Direnişlerden Kalan Bir Şey Var Ki, En Büyük Mirastır – Sevgi Evren

Sabır yorganını kuşanıp, direniş çadırında yanmasına izin verilmeyen soba için kendileri ateş oluyorlar. Meydanı terk etmiyorlar. Hem kendileri hem biz diğer işçiler için.

Televizyonlarda yer bulamıyorlar. Yanlı basında haber yapılmıyorlar. Devletin bakanlığı, mahkemesi, BİMER’i, CİMER’i tarafından dikkate alınmıyorlar. Ama tüm bu duyarsızlığa rağmen haklarını tanımayan patronun hukuk ve insanlık dışı şiddetine karşı sistemi yargılatan bir duruş gösteriyorlar.

Yüz günlerle ifade edilen sürelerde işçiler fabrika önlerinde, çadırlarda, meydanlarda, plazalarda direnişteler. En kötü çalışma koşullarında hayatta kalma mücadelesi vermek en büyük direnişken, onurlarına yapılan saldırıya da en güçlü cevabı yine direnerek veriyorlar.

“Halen direnişte olan..” diye başlayan sosyal medya ve internet haberlerinin baş kahramanları; adeta can suyu veriyor mücadele eden, yılmayan, pes etmeyenlere.

“Flormar işçileri, dondurucu soğuğa rağmen 245 gündür direnişteler.”

“Cargill işçileri fırtınada sökülen çadırlarını yeniden kurdular.”

“İzmir’de işçiler belediyeye geri adım attırdı.”

“Ücretlerini alamayan inşaat işçileri kendilerini meclis kapısına zincirledi”

Borçluluğa, pahalılığa, işten atılma ve bir daha iş bulamama korkusuna, kısacası tüm geçim koşullarına rağmen her gün ama her gün yeniden gerçekleşen bir mucize ile bu haberleri okuyoruz, izliyoruz. Hatta bir süre sonra gündelik hayatımızın bir parçası olarak bizimle yaşamaya başlıyorlar. Her gün otobüste, hastanede, bir yerde sıra beklerken, ya da akşam yatmadan evvel haber akışlarında önümüze tekrar tekrar düşüyorlar. Gündelik sohbetlerde “ya daha bitmedi mi o grev” deyiveriyoruz. Bütün bu grev ve direnişleri ortak noktasını ise yine direnen işçiler özetlemiş; Cargill Direnişi: “Çocuklar iyi yaşasın diye babalar direniyor”

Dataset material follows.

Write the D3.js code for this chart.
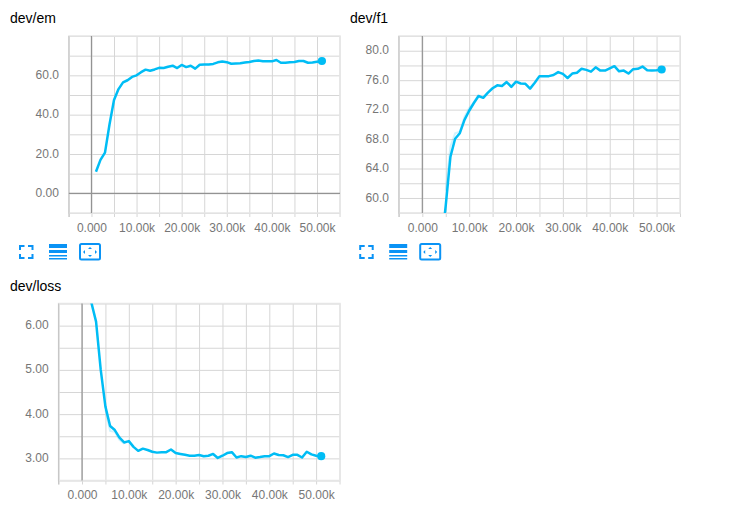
<!DOCTYPE html>
<html><head><meta charset="utf-8">
<script src="https://cdn.jsdelivr.net/npm/d3@7"></script>
<style>
html,body{margin:0;padding:0;background:#fff;}
svg{display:block;}
text{font-family:"Liberation Sans",Arial,sans-serif;}
</style></head><body>
<svg id="c" width="732" height="508"></svg>
<script>
const titles = ["dev/em","dev/f1","dev/loss"];
const xTickValues = [-5000,0,5000,10000,15000,20000,25000,30000,35000,40000,45000,50000,55000];
const xTickLabels = {0:"0.000",10000:"10.00k",20000:"20.00k",30000:"30.00k",40000:"40.00k",50000:"50.00k"};

const emSteps = d3.range(1,52).map(k=>k*1000);
const emValues = [11,17,20.7,35,47.5,53,56.4,57.5,59.2,60,61.6,62.9,62.3,63,63.8,63.7,64.4,64.9,63.7,65.3,64.2,64.9,63.4,65.4,65.5,65.5,65.8,66.6,67,66.7,65.9,66,66.1,66.5,66.8,67.3,67.5,67.2,67.1,67.1,67.8,66.4,66.4,66.7,66.8,67.3,67.3,66.4,66.5,66.9,67.3];
const emTicks = [-10,0,10,20,30,40,50,60,70,80];
const emLabels = {0:"0.00",20:"20.0",40:"40.0",60:"60.0"};

const f1Steps = d3.range(4,52).map(k=>k*1000);
const f1Values = [53,59,65.6,68.05,68.8,70.6,71.85,72.9,73.85,73.6,74.3,74.9,75.3,75.2,75.75,75.1,75.8,75.55,75.5,74.85,75.65,76.55,76.55,76.55,76.7,77.1,76.85,76.3,76.9,77,77.55,77.4,77.15,77.75,77.3,77.3,77.6,77.9,77.2,77.3,76.9,77.5,77.55,77.85,77.35,77.3,77.35,77.45];
const f1Ticks = [58,60,62,64,66,68,70,72,74,76,78,80,82];
const f1Labels = {60:"60.0",64:"64.0",68:"68.0",72:"72.0",76:"76.0",80:"80.0"};
const f1RawSteps = [5000,6000,7000,8000,9000,10000,11000,12000];
const f1RawValues = [61,67,68.8,69,71,72.2,73,74];

const lossSteps = d3.range(1,52).map(k=>k*1000);
const lossValues = [7.5,6.52,6.09,5.0,4.17,3.73,3.64,3.47,3.36,3.39,3.26,3.17,3.22,3.19,3.15,3.13,3.14,3.14,3.2,3.12,3.1,3.08,3.06,3.06,3.075,3.05,3.06,3.1,3.01,3.06,3.12,3.14,3.02,3.05,3.03,3.06,3.015,3.03,3.05,3.05,3.11,3.075,3.07,3.03,3.08,3.08,3.02,3.15,3.09,3.06,3.05];
const lossTicks = [2.5,3,3.5,4,4.5,5,5.5,6,6.5];
const lossLabels = {3:"3.00",4:"4.00",5:"5.00",6:"6.00"};
const lossRawSteps = [5000,6000,7000,8000,9000];
const lossRawValues = [4.1,3.62,3.6,3.42,3.33];

const svg = d3.select("#c");
const lineColor = "#00bdf5", iconColor = "#0a93f5";

const panels = [
 {title:titles[0],tx:10,ty:23,l:68.9,r:340,t:36,b:213,xd:[-5000,55100],yd:[-10,80],ticks:emTicks,labels:emLabels,steps:emSteps,vals:emValues,icons:0},
 {title:titles[1],tx:350,ty:23,l:398.9,r:680,t:36,b:213,xd:[-5000,55000],yd:[57.96,82],ticks:f1Ticks,labels:f1Labels,steps:f1Steps,vals:f1Values,rs:f1RawSteps,rv:f1RawValues,icons:340.2},
 {title:titles[2],tx:10,ty:291,l:58.6,r:340,t:303.5,b:480.5,xd:[-5000,55100],yd:[2.5,6.5],ticks:lossTicks,labels:lossLabels,steps:lossSteps,vals:lossValues,rs:lossRawSteps,rv:lossRawValues,icons:null}
];

panels.forEach((p,i)=>{
  const x = d3.scaleLinear().domain(p.xd).range([p.l,p.r]);
  const y = d3.scaleLinear().domain(p.yd).range([p.b,p.t]);
  const h = p.b-p.t, w = p.r-p.l;
  svg.append("text").attr("x",p.tx).attr("y",p.ty).attr("font-size",14).attr("fill","#000").text(p.title);

  const gx = svg.append("g").attr("transform",`translate(0,${p.b})`)
    .call(d3.axisBottom(x).tickValues(xTickValues.filter(v=>x(v)<=p.r+0.5)).tickSize(4).tickPadding(6).tickFormat(v=>xTickLabels[v]||""));
  gx.select(".domain").remove();
  gx.selectAll(".tick line").attr("stroke","#d6d6d6").attr("y1",-h).attr("y2",4);
  gx.selectAll(".tick text").attr("fill","#767676").attr("font-size",12).attr("font-family",null);

  const gy = svg.append("g").attr("transform",`translate(${p.l},0)`)
    .call(d3.axisLeft(y).tickValues(p.ticks).tickSize(0).tickPadding(10).tickFormat(v=>p.labels[v]||""));
  gy.select(".domain").remove();
  gy.selectAll(".tick line").attr("stroke","#d6d6d6").attr("x2",w);
  gy.selectAll(".tick text").attr("fill","#767676").attr("font-size",12).attr("font-family",null).attr("y",-0.8);

  // plot frame
  svg.append("rect").attr("x",p.l).attr("y",p.t).attr("width",w).attr("height",h)
    .attr("fill","none").attr("stroke","#e6e6e6").attr("stroke-width",1.5);
  svg.append("line").attr("x1",p.l).attr("x2",p.l).attr("y1",p.t).attr("y2",p.b+4).attr("stroke","#c4c4c4").attr("stroke-width",1);

  // zero axes
  svg.append("line").attr("x1",x(0)).attr("x2",x(0)).attr("y1",p.t).attr("y2",p.b).attr("stroke","#939393").attr("stroke-width",1.2);
  if(p.yd[0]<0) svg.append("line").attr("x1",p.l).attr("x2",p.r).attr("y1",y(0)).attr("y2",y(0)).attr("stroke","#939393").attr("stroke-width",1.2);

  const clipId = "clip"+i;
  svg.append("clipPath").attr("id",clipId).append("rect").attr("x",p.l).attr("y",p.t).attr("width",w).attr("height",h);
  const g = svg.append("g").attr("clip-path",`url(#${clipId})`);
  const line = d3.line().x(d=>x(d[0])).y(d=>y(d[1]));
  if(p.rs) g.append("path").datum(d3.zip(p.rs,p.rv)).attr("d",line).attr("fill","none").attr("stroke",lineColor).attr("stroke-opacity",0.18).attr("stroke-width",2);
  g.append("path").datum(d3.zip(p.steps,p.vals)).attr("d",line).attr("fill","none").attr("stroke",lineColor).attr("stroke-width",2.5).attr("stroke-linejoin","round");
  svg.append("circle").attr("cx",x(p.steps[p.steps.length-1])+0.4).attr("cy",y(p.vals[p.vals.length-1])).attr("r",4.1).attr("fill",lineColor);

  if(p.icons!==null){
    const ic = svg.append("g").attr("transform",`translate(${p.icons},0)`);
    ic.append("path").attr("fill","none").attr("stroke",iconColor).attr("stroke-width",2)
      .attr("d","M20 250V246H24.5M28 246H32.5V250M32.5 254V258H28M24.5 258H20V254");
    ic.append("rect").attr("x",49).attr("y",244).attr("width",18).attr("height",4).attr("fill",iconColor);
    ic.append("rect").attr("x",49).attr("y",250).attr("width",18).attr("height",3).attr("fill",iconColor);
    ic.append("rect").attr("x",49).attr("y",255).attr("width",18).attr("height",1.5).attr("fill",iconColor);
    ic.append("rect").attr("x",49).attr("y",258).attr("width",18).attr("height",1.5).attr("fill",iconColor);
    ic.append("rect").attr("x",80).attr("y",244).attr("width",20).attr("height",15.5).attr("rx",1.5).attr("fill","none").attr("stroke",iconColor).attr("stroke-width",2);
    ic.append("path").attr("fill",iconColor).attr("d","M90 247l2 2h-4zM90 257l2-2h-4zM83 252l2-2v4zM97 252l-2-2v4z");
  }
});
</script>
</body></html>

2018 Aralık ayı enflasyon rakamları, önümüzde direniş listesinin kabaracağını da gösteriyor. Yıllık TÜFE: % 20,30 ve ÜFE: % 33,64 olarak açıklandı ve sanayi üretimindeki azalma kasım ayında % 6,5 seviyesine ulaştı. Ekonomik bedelin faturası işçilere ve halka ödettirilmek isteniyor. Hiç kullanmadığımız ve belki de hayatımızın sonuna kadar hiç kullanmayacağımız havaalanı, köprü ve yollar için garanti bedelleri bizlerin cebinden çıkıyor. Yüzlerce kamuya ait işyeri kamu yararı gözetilmeden özelleştirildi. Geldiğimiz noktada ekonomik daralma faturası işten atmalarla, paranın alım gücünün düşmesiyle biz emekçilere ödetilmek isteniyor. Ama direnişler, tüm baskılara tüm saldırılara rağmen yayılıyor. Hayatın her alanı bir direniş alanına dönüşüyor. Flormar işçileri kara kapı önünde, gelecekleri için karda, yağmurda, ateş yakmaları yasaklanmasına rağmen direniyor. Evlerde onlarca iş “onları beklerken” onlar dönüşümlü olarak direnme görevlerini üstleniyorlar. Evde çoluk çocuk ekmek beklerken onlar iş baskısına karşı da direnip geleceklerini ve onurlarını koruyorlar. Bir haklarından vazgeçtiklerinde sıranın diğer haklarına geleceğini biliyorlar. Sendika haklarından vazgeçtiklerinde sıranın kıdem tazminatlarına geleceğini biliyorlar. İş güvencesinden vazgeçtiklerinde direnme haklarını kaybedeceklerini biliyorlar. Bu sebeple sabır yorganını kuşanıp direniş çadırında yanmasına izin verilmeyen soba için kendileri ateş oluyorlar. Meydanı terk etmiyorlar. Hem kendileri hem biz diğer işçiler için.  Yarın işçiler karar verdiklerinde, zamanı geldiğinde direnişler bitecek, ama geride bıraktıkları direniş ruhu mücadele tarihinde çocuklarına bıraktıkları miras olarak yerini alacak.